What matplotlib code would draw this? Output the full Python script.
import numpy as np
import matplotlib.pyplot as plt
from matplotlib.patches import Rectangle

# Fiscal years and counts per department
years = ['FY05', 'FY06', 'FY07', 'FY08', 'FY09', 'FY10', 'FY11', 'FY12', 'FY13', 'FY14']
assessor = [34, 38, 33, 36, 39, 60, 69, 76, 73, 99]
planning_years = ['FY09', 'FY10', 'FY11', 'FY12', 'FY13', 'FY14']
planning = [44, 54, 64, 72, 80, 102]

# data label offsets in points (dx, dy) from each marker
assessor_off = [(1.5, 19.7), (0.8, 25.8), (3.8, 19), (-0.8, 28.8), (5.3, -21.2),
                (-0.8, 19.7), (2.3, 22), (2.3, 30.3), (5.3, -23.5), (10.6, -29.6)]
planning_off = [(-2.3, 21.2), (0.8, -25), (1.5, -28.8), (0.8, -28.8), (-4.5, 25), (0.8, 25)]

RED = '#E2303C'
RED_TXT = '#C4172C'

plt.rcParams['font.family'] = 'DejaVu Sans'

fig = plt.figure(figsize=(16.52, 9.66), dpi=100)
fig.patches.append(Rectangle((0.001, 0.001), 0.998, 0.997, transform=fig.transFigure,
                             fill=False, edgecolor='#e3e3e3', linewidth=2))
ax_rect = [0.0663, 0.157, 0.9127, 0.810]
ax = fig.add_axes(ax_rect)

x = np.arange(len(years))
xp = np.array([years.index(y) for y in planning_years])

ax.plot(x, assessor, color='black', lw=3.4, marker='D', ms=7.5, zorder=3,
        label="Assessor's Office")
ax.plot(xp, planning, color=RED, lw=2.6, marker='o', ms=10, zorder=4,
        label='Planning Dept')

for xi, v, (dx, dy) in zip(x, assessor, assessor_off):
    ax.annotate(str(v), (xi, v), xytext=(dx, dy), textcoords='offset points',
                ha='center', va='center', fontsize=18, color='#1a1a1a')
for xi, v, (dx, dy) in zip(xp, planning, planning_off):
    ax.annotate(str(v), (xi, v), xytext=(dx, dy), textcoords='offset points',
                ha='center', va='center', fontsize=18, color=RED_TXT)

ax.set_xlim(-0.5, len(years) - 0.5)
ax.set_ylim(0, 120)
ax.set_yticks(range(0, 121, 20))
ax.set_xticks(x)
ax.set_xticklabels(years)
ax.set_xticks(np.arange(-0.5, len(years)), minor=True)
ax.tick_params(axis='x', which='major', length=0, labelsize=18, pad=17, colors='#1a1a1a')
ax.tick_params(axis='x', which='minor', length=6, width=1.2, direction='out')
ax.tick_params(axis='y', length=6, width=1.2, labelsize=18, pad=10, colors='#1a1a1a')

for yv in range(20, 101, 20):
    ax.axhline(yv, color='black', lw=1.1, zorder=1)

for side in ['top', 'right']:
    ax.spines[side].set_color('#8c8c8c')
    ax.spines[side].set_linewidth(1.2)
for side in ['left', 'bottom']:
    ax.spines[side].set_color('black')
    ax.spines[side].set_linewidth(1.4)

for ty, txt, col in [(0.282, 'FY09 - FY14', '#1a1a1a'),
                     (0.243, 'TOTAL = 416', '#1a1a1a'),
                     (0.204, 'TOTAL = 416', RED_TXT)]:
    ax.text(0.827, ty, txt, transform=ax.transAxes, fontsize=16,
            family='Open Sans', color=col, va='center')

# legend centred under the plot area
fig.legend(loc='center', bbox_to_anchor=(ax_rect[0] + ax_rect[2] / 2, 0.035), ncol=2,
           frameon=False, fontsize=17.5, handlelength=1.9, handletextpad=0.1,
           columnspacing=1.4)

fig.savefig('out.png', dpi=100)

----------

— GIVEN INSTRUCTION —
Quote verbatim the opening lines of the listing above, ending with the line where "label='Planning Dept')" appears; include both endpoints and nothing more.

— SOLUTION TO THE EXERCISE —
What matplotlib code would draw this? Output the full Python script.
import numpy as np
import matplotlib.pyplot as plt
from matplotlib.patches import Rectangle

# Fiscal years and counts per department
years = ['FY05', 'FY06', 'FY07', 'FY08', 'FY09', 'FY10', 'FY11', 'FY12', 'FY13', 'FY14']
assessor = [34, 38, 33, 36, 39, 60, 69, 76, 73, 99]
planning_years = ['FY09', 'FY10', 'FY11', 'FY12', 'FY13', 'FY14']
planning = [44, 54, 64, 72, 80, 102]

# data label offsets in points (dx, dy) from each marker
assessor_off = [(1.5, 19.7), (0.8, 25.8), (3.8, 19), (-0.8, 28.8), (5.3, -21.2),
                (-0.8, 19.7), (2.3, 22), (2.3, 30.3), (5.3, -23.5), (10.6, -29.6)]
planning_off = [(-2.3, 21.2), (0.8, -25), (1.5, -28.8), (0.8, -28.8), (-4.5, 25), (0.8, 25)]

RED = '#E2303C'
RED_TXT = '#C4172C'

plt.rcParams['font.family'] = 'DejaVu Sans'

fig = plt.figure(figsize=(16.52, 9.66), dpi=100)
fig.patches.append(Rectangle((0.001, 0.001), 0.998, 0.997, transform=fig.transFigure,
                             fill=False, edgecolor='#e3e3e3', linewidth=2))
ax_rect = [0.0663, 0.157, 0.9127, 0.810]
ax = fig.add_axes(ax_rect)

x = np.arange(len(years))
xp = np.array([years.index(y) for y in planning_years])

ax.plot(x, assessor, color='black', lw=3.4, marker='D', ms=7.5, zorder=3,
        label="Assessor's Office")
ax.plot(xp, planning, color=RED, lw=2.6, marker='o', ms=10, zorder=4,
        label='Planning Dept')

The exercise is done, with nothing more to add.